The title is an assertion often made -- and it's true! Each one of us has some mental map, vague or detailed, of how the world would be run if only it were just our own individual self making the decisions.
But politics -- government -- doesn't happen in a vacuum. Even in a universe full of clones of James Madison or Supreme Glorious Leader Kim Il Whoever, the clone who has to muck out the sewers is going to have a markedly different experience -- and hence different opinions and expectations -- from the clone managing the power utility. It's a group effort and never as neat and organized as the charts and graphs and bureaus of departments with nicely-labelled office doors make it look: even in the most repressive of police states, there's an element of consensus and if everyone but El Supremo and his loyal circle suddenly stood up and said, "To hell with this, I'm gonna go do my own thing," the regime wouldn't last out the day. I practice, it never happens like that; there are always enough assorted True Believers, timid followers, pragmatic opportunists working the system and so on that instead of thirty million happy, free-thinking "Gands" out of an Eric Frank Russell story, you get the Spanish Civil war.

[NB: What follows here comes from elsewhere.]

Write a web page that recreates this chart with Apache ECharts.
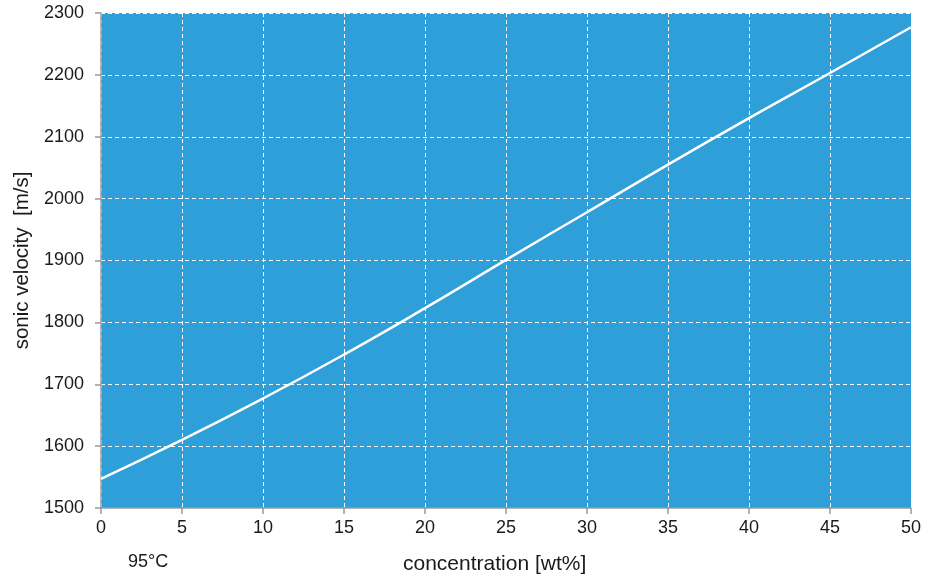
<!DOCTYPE html>
<html>
<head>
<meta charset="utf-8">
<script src="https://cdn.jsdelivr.net/npm/echarts@6/dist/echarts.min.js"></script>
<style>
html,body{margin:0;padding:0;background:#fff;}
#c{width:934px;height:582px;}
</style>
</head>
<body>
<div id="c"></div>
<script>
const concentration = [0, 5, 10, 15, 20, 25, 30, 35, 40, 45, 50];
const sonicVelocity = [1547, 1610, 1677, 1748, 1823, 1901, 1978, 2055, 2130, 2203, 2277];
const xTitle = 'concentration [wt%]';
const yTitle = 'sonic velocity  [m/s]';
const tempLabel = '95°C';

const chart = echarts.init(document.getElementById('c'));
const font = '"Liberation Sans", Arial, sans-serif';
chart.setOption({
  animation: false,
  grid: {
    left: 101, right: 23, top: 13, bottom: 74,
    outerBoundsMode: 'none', containLabel: false,
    show: true, backgroundColor: '#2e9fd8', borderWidth: 0
  },
  xAxis: {
    type: 'value', min: 0, max: 50, interval: 5,
    axisLine: { show: true, lineStyle: { color: '#9a9a9a', width: 1.5 } },
    axisTick: { show: true, length: 6, lineStyle: { color: '#9a9a9a', width: 1.5 } },
    axisLabel: { fontFamily: font, fontSize: 18, color: '#1a1a1a', margin: 11, formatter: v => String(v) },
    splitLine: { show: true, lineStyle: { color: '#ffffff', type: [4, 3], width: 1 } }
  },
  yAxis: {
    type: 'value', min: 1500, max: 2300, interval: 100,
    name: yTitle, nameLocation: 'middle', nameGap: 67,
    nameTextStyle: { fontFamily: font, fontSize: 20.5, color: '#1a1a1a' },
    axisLine: { show: true, lineStyle: { color: '#9a9a9a', width: 1.5 } },
    axisTick: { show: true, length: 6, lineStyle: { color: '#9a9a9a', width: 1.5 } },
    axisLabel: { fontFamily: font, fontSize: 18, color: '#1a1a1a', margin: 17, formatter: v => String(v) },
    splitLine: { show: true, lineStyle: { color: '#ffffff', type: [4, 3], width: 1 } }
  },
  graphic: [{
    type: 'text', left: 128, top: 553,
    style: { text: tempLabel, font: '18px ' + font, fill: '#1a1a1a' }
  }, {
    type: 'text', left: 403, top: 554,
    style: { text: xTitle, font: '21px ' + font, fill: '#1a1a1a' }
  }],
  series: [{
    type: 'line',
    data: concentration.map((c, i) => [c, sonicVelocity[i]]),
    smooth: true,
    showSymbol: false,
    lineStyle: { color: '#ffffff', width: 2.5 },
    clip: true
  }]
});
</script>
</body>
</html>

Society, culture, the arena or flowerpot where politics happens,* is a group effort -- an indirect group effort, made up of all the opinions and decisions of you and everyone around you. It's not just what you do in the voting booth, in Congresses and Parliaments and Party Conferences. And though it is frequently presented as an all-or-nothing proposition, it rarely really is. In the U.S., in recent memory, both of the parties have been foolish enough to muse about "permanent majorities" during times when they have held both the Legislative and Executive branches. Yeah, don't get too comfy. Majorities end; parties fade: just ask the Whigs.
So when I foolishly let myself get drawn into a debate with a critic of anarchism on Facebook (it's not all a wretched hive of scum and villainy, though one is never very far from sight there), we kept colliding over an issue that doesn't really exist: the guy kept saying, "If you get what you want, it would actually be a hell on Earth, red in tooth and claw, neighbor against neighbor--"† Okay, say he's right (he isn't) -- so what? I'm not going to get what I want. If I am really, really lucky, over the course of my life I may see the scope and power of government in the United States shrink a tiny bit.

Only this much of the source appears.